Natural language processing software

Dialogflow is a natural language understanding platform used to design and integrate a conversational user interface into mobile apps, web applications, devices, bots, interactive voice response systems and related uses.

==History==

In May 2012, Speaktoit received a venture round (funding terms undisclosed) from Intel Capital. In July 2014, Speaktoit closed their Series B funding led by Motorola Solutions Venture Capital with participation from new investor Plug and Play Ventures and existing backers Intel Capital and Alpine Technology Fund.

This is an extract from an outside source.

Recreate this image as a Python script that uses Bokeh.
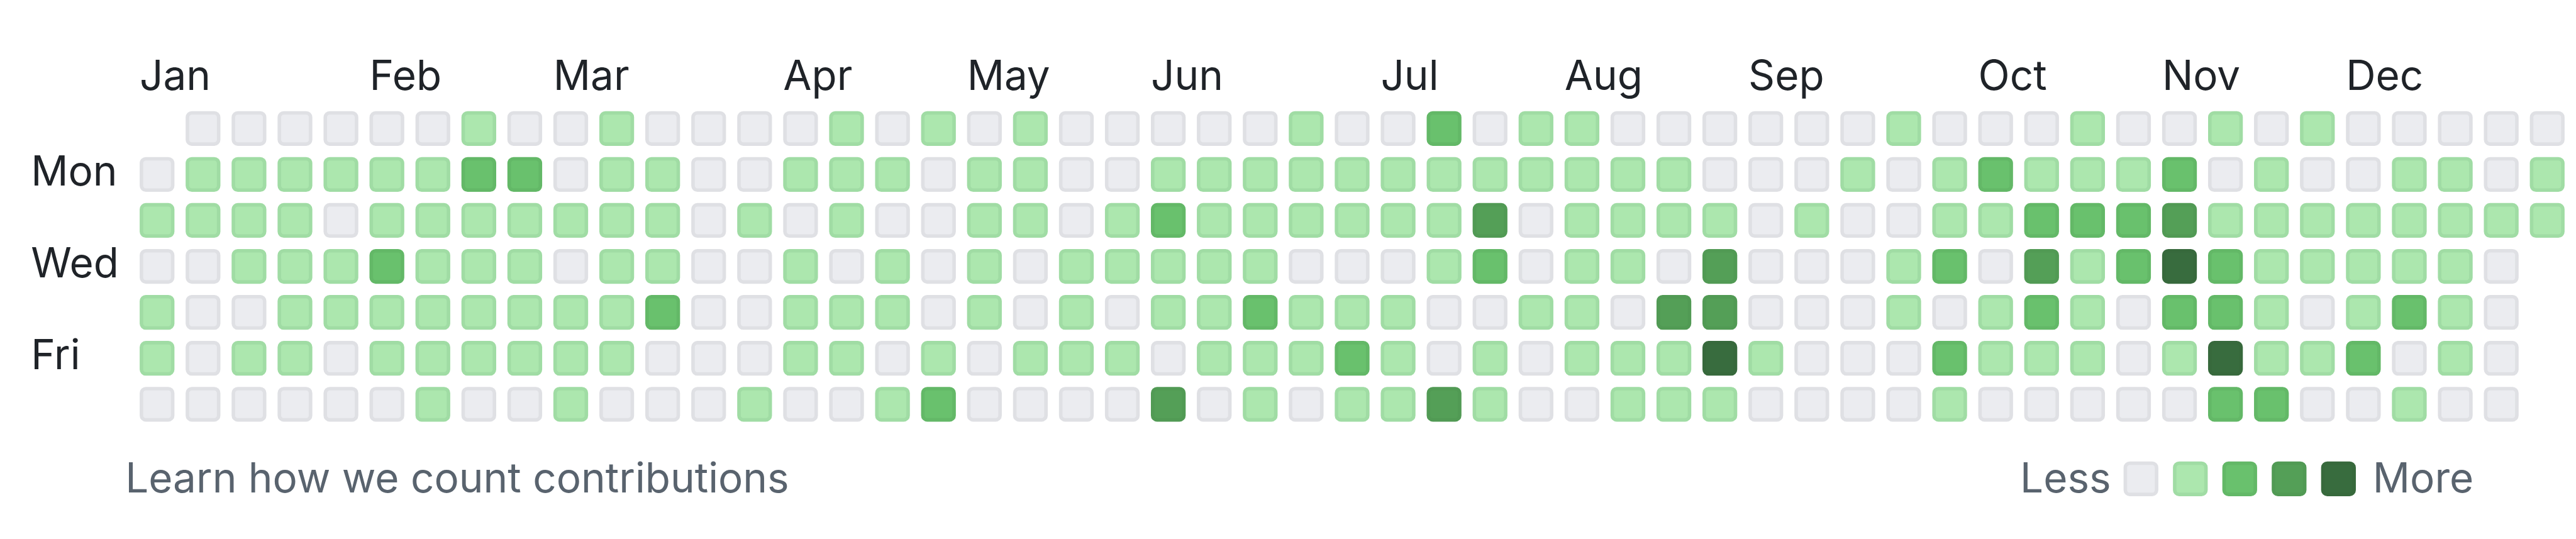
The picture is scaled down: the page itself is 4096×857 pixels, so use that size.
from bokeh.plotting import figure
from bokeh.models import ColumnDataSource, Range1d
from bokeh.core.properties import value
from bokeh.embed import file_html
from bokeh.resources import INLINE

# ---------------- data (contribution level 0-4 per day, None = outside the year) -------------
sun = [None, 0, 0, 0, 0, 0, 0, 1, 0, 0, 1, 0, 0, 0, 0, 1, 0, 1, 0, 1,
       0, 0, 0, 0, 0, 1, 0, 0, 2, 0, 1, 1, 0, 0, 0, 0, 0, 0, 1, 0,
       0, 0, 1, 0, 0, 1, 0, 1, 0, 0, 0, 0, 0]
mon = [0, 1, 1, 1, 1, 1, 1, 2, 2, 0, 1, 1, 0, 0, 1, 1, 1, 0, 1, 1,
       0, 0, 1, 1, 1, 1, 1, 1, 1, 1, 1, 1, 1, 1, 0, 0, 0, 1, 0, 1,
       2, 1, 1, 1, 2, 0, 1, 0, 0, 1, 1, 0, 1]
tue = [1, 1, 1, 1, 0, 1, 1, 1, 1, 1, 1, 1, 0, 1, 0, 1, 0, 0, 1, 1,
       0, 1, 2, 1, 1, 1, 1, 1, 1, 3, 0, 1, 1, 1, 1, 0, 1, 0, 0, 1,
       1, 2, 2, 2, 3, 1, 1, 1, 1, 1, 1, 1, 1]
wed = [0, 0, 1, 1, 1, 2, 1, 1, 1, 0, 1, 1, 0, 0, 1, 0, 1, 0, 1, 0,
       1, 1, 1, 1, 1, 0, 0, 0, 1, 2, 0, 1, 1, 0, 3, 0, 0, 0, 1, 2,
       0, 3, 1, 2, 4, 2, 1, 1, 1, 1, 1, 0, None]
thu = [1, 0, 0, 1, 1, 1, 1, 1, 1, 1, 1, 2, 0, 0, 1, 1, 1, 0, 1, 0,
       1, 0, 1, 1, 2, 1, 1, 1, 0, 0, 1, 1, 0, 3, 3, 0, 0, 0, 1, 0,
       1, 2, 1, 0, 2, 2, 1, 0, 1, 2, 1, 0, None]
fri = [1, 0, 1, 1, 0, 1, 1, 1, 1, 1, 1, 0, 0, 0, 1, 1, 0, 1, 0, 1,
       1, 1, 0, 1, 1, 1, 2, 1, 0, 1, 0, 1, 1, 1, 4, 1, 0, 0, 0, 2,
       1, 1, 1, 0, 1, 4, 1, 1, 2, 0, 1, 0, None]
sat = [0, 0, 0, 0, 0, 0, 1, 0, 0, 1, 0, 0, 0, 1, 0, 0, 1, 2, 0, 0,
       0, 0, 3, 0, 1, 0, 1, 1, 3, 1, 0, 0, 1, 1, 1, 0, 0, 0, 0, 1,
       0, 0, 0, 0, 0, 2, 2, 0, 0, 1, 0, 0, None]

month_labels = ["Jan", "Feb", "Mar", "Apr", "May", "Jun",
                "Jul", "Aug", "Sep", "Oct", "Nov", "Dec"]
month_week = [0, 5, 9, 14, 18, 22, 27, 31, 35, 40, 44, 48]
day_labels = ["Mon", "Wed", "Fri"]
day_label_rows = [1, 3, 5]
legend_levels = [0, 1, 2, 3, 4]
footer_text = "Learn how we count contributions"
legend_less = "Less"
legend_more = "More"

# ---------------- styles ----------------
level_fill = ["#ebecf0", "#ace7ae", "#69c16d", "#549f57", "#386c3e"]
level_line = ["#dfe0e4", "#a0dca4", "#63b867", "#519a54", "#37693c"]
text_dark = "#1f2328"
text_muted = "#59636e"
FONT = "Inter"

# ---------------- layout (page pixels, reference * 0.937) ----------------
S = 0.937
W, H = 4090, 850
PITCH = 78 * S
CELL = 59 * S
RING = 6 * S
RADIUS = 10 * S
X0 = (236.5 + 29.5) * S      # page x of week-0 cell centre
Y0 = (188 + 29.5) * S        # page y of Sunday-row cell centre
FS = 70 * S


def dx(px):
    return (px - X0) / PITCH


def dy(py):
    return (py - Y0) / PITCH


rows = [sun, mon, tue, wed, thu, fri, sat]
xs, ys, fills, lines = [], [], [], []
for r, row in enumerate(rows):
    for c, lvl in enumerate(row):
        if lvl is None:
            continue
        xs.append(c)
        ys.append(r)
        fills.append(level_fill[lvl])
        lines.append(level_line[lvl])
cells = ColumnDataSource(dict(x=xs, y=ys, fill=fills, line=lines))

p = figure(width=W, height=H, output_backend="svg", toolbar_location=None,
           x_range=Range1d(dx(0), dx(W)),
           y_range=Range1d(dy(H), dy(0)),
           x_axis_location=None, y_axis_location=None,
           min_border=0, outline_line_color=None, tools="")
p.grid.visible = False
p.background_fill_color = "white"
p.border_fill_color = "white"

inner = (CELL - RING) / PITCH
BR = int(round(RADIUS - RING / 2))
p.rect(x="x", y="y", width=inner, height=inner, source=cells,
       fill_color="fill", line_color="line", line_width=RING,
       border_radius=BR)

# month labels, left-aligned on the first week of each month
half = CELL / 2 / PITCH
month_src = ColumnDataSource(dict(x=[m - half for m in month_week],
                                  y=[dy(126.5 * S)] * len(month_week),
                                  t=month_labels))
p.text(x="x", y="y", text="t", source=month_src, text_align="left",
       text_baseline="middle", text_color=text_dark,
       text_font=value(FONT), text_font_size=value(f"{FS}px"))

# weekday labels
day_src = ColumnDataSource(dict(x=[dx(52 * S)] * len(day_labels),
                                y=[r - 7 * S / PITCH for r in day_label_rows],
                                t=day_labels))
p.text(x="x", y="y", text="t", source=day_src, text_align="left",
       text_baseline="middle", text_color=text_dark,
       text_font=value(FONT), text_font_size=value(f"{FS}px"))

# footer
base = dy(810 * S)
foot_src = ColumnDataSource(dict(x=[dx(212 * S), dx(3427.5 * S), dx(4026 * S)],
                                 y=[base] * 3,
                                 t=[footer_text, legend_less, legend_more]))
p.text(x="x", y="y", text="t", source=foot_src, text_align="left",
       text_baseline="middle", text_color=text_muted,
       text_font=value(FONT), text_font_size=value(f"{FS}px"))

LEG_PITCH = 83.8 * S
leg_src = ColumnDataSource(dict(
    x=[dx((3602.6 + 30) * S + k * LEG_PITCH) for k in legend_levels],
    y=[dy(812 * S)] * len(legend_levels),
    fill=[level_fill[k] for k in legend_levels],
    line=[level_line[k] for k in legend_levels]))
p.rect(x="x", y="y", width=inner, height=inner, source=leg_src,
       fill_color="fill", line_color="line", line_width=RING,
       border_radius=BR)

open("out.html", "w").write(file_html(p, INLINE))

In September 2014, Speaktoit released api.ai (the voice-enabling engine that powers Assistant) to third-party developers, allowing the addition of voice interfaces to apps based on Android, iOS, HTML5, and Cordova. The SDK's contain voice recognition, natural language understanding, and text-to-speech. api.ai offers a web interface to build and test conversation scenarios. The platform is based on the natural language processing engine built by Speaktoit for its Assistant application. Api.ai allows Internet of Things developers to include natural language voice interfaces in their products. Assistant and Speaktoit's websites now redirect to api.ai's website , which redirects to the Dialogflow website.

Google bought the company in September 2016 and was initially known as API.AI; it provides tools to developers building apps ("Actions") for the Google Assistant virtual assistant.

The organization discontinued the Assistant app on December 15, 2016.

In October 2017, it was renamed as Dialogflow.

In November 2017, Dialogflow became part of Google Cloud Platform.